Plans to "declutter" road signs and make streets safer for cyclists have been announced by the Government.
To be consulted on, the plans are designed to make signs clearer and to cut their number.
The proposals will reduce the number of signs that the Department for Transport (DfT) will need to authorise and streamline the approval process for councils, cutting regulation.
Roads Minister Robert Goodwill said: "The number of signs have soared from two million in 1993 to more than 4.6 million today. This is causing unnecessary clutter in our towns and cities.
"The proposed changes will mean greater flexibility for councils to cut the number of signs, while ensuring consistency and making sure our roads are even safer for cyclists and motorists."
The changes will mean road users will have signs that are easier to understand and could cut clutter on the roads.
The proposals will also look to relax regulations for parking bays and yellow-box junctions to give local councils greater flexibility in designing road layouts and markings.
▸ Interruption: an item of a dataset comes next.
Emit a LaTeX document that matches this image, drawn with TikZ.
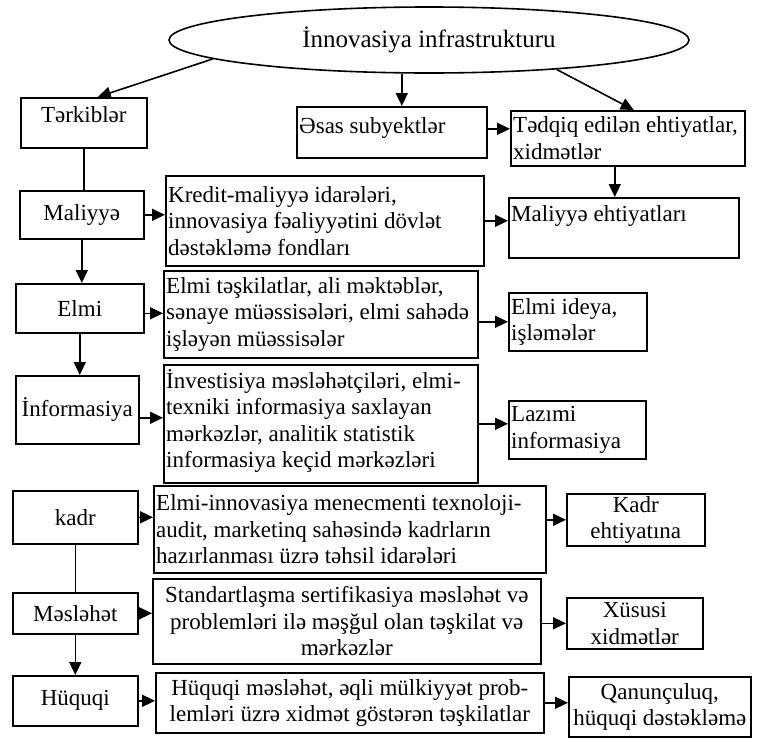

The DfT also plans to introduce a range of measures to help local authorities make roads safer for cyclists and encourage more people to take to two wheels. These include
:: Low-level traffic light signals and filters that give cyclists a 'head start' on other traffic;
:: The roll-out of shared crossings for pedestrians and cyclists which allow those on a bicycle to cross the road safely;
:: Removing the "lead-in"' lanes at advance stop lines, which force cyclists to enter a cycle box alongside the kerb.